Wien verweist auf eine weitere Problematik: Die Pflegebedürftigen, die ehrlich ihr Vermögen angegeben haben, sind jetzt die Blöden. Die haben nämlich bis 31. 12. 2017 brav gezahlt. Wenn aber jemand etwa 2015 in ein Pflegeheim ging, 2018 verstarb und beim Vermögen schwindelte, kann sich die Stadt im Erbschaftsverfahren nun nicht mehr schadlos halten. Der Oberste Gerichtshof hat entschieden, dass man auch anteilig für die Zeit vor dem 1. Jänner 2018 nichts mehr nachfordern darf.

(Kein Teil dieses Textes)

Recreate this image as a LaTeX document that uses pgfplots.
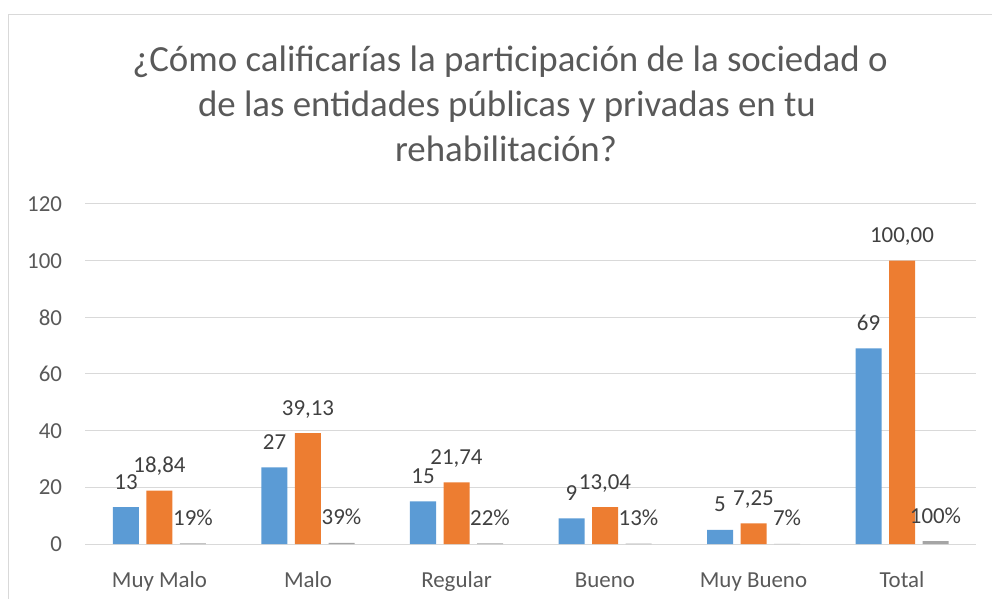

Auch in Niederösterreich sieht man diese Ungerechtigkeit und glaubt, dass der Bund wegen solcher Fallstricke trotz mehrfacher Urgenz durch die Länder die Übergangsbestimmungen schuldig blieb. Jetzt macht jedes Land, was es glaubt und wartet auf Gerichtsurteile.

240 Millionen offen

Noch etwas ist offen: Der Bund hat den Ländern bisher 100 Millionen als Ausgleich für den Pflegeregress überwiesen. Dadurch, dass die Pflege jetzt im Endeffekt gratis ist, fallen laut Ländern 240 Millionen Ausgaben für bisherige Selbstzahler, die sich ihre Pflege privat finanzierten, an. Hacker war bei Finanzminister Hartwig Löger und machte ihn aufmerksam, dass für diese 240 Millionen die Rechtsbasis fehle. Löger verwies laut Hacker auf den diesbezüglichen Beschluss der Landeshauptleutekonferenz. Hacker antwortete Löger: „Sie wollen tatsächlich eine Rechnung von mir, auf die ich drauf schreibe: Auf Basis des Beschlusses der Landeshauptleutekonferenz (die es in unserer Verfassung gar nicht gibt) verrechne ich Ihnen 80 Millionen?“

Niederösterreich bestätigt, dass dieses Gesetz fehle. Die Zeit dränge, das Geld solle noch heuer fließen.

Sondertreffen der Länder

Am kommenden Freitag werden sich die Sozial-Landesräte zu einer Sondersitzung treffen. Eingeladen hat das Land Salzburg, konkret der grüne Landesrat Heinrich Schellhorn, der in Koalition mit ÖVP-Landeshauptmann Wilfried Haslauer regiert.
Die Länder wollen  einen weiteren Versuch starten, sich auf ein Mindestsicherungsmodell zu einigen, bevor ihnen der Bund ein Modell vorschreibt.
Brisant könnte die Causa werden, weil in der laufenden Session des Verfassungsgerichtshofs ein Urteil zum oberösterreichischen Modell der Mindestsicherung erwartet wird. Das niederösterreichische Modell hat das Höchstgericht bereits aufgehoben, der „Deckel“ von 1500 Euro ungeachtet der Anzahl der Kinder ist „unsachlich“. Nun will  sich die Bundesregierung am oberösterreichischen Modell orientieren, das ebenfalls auf rechtlichem  Prüfstand  steht.
Auf der Tagesordnung der Soziallandesräte werden auch die offenen Pflegeregresspunkte stehen.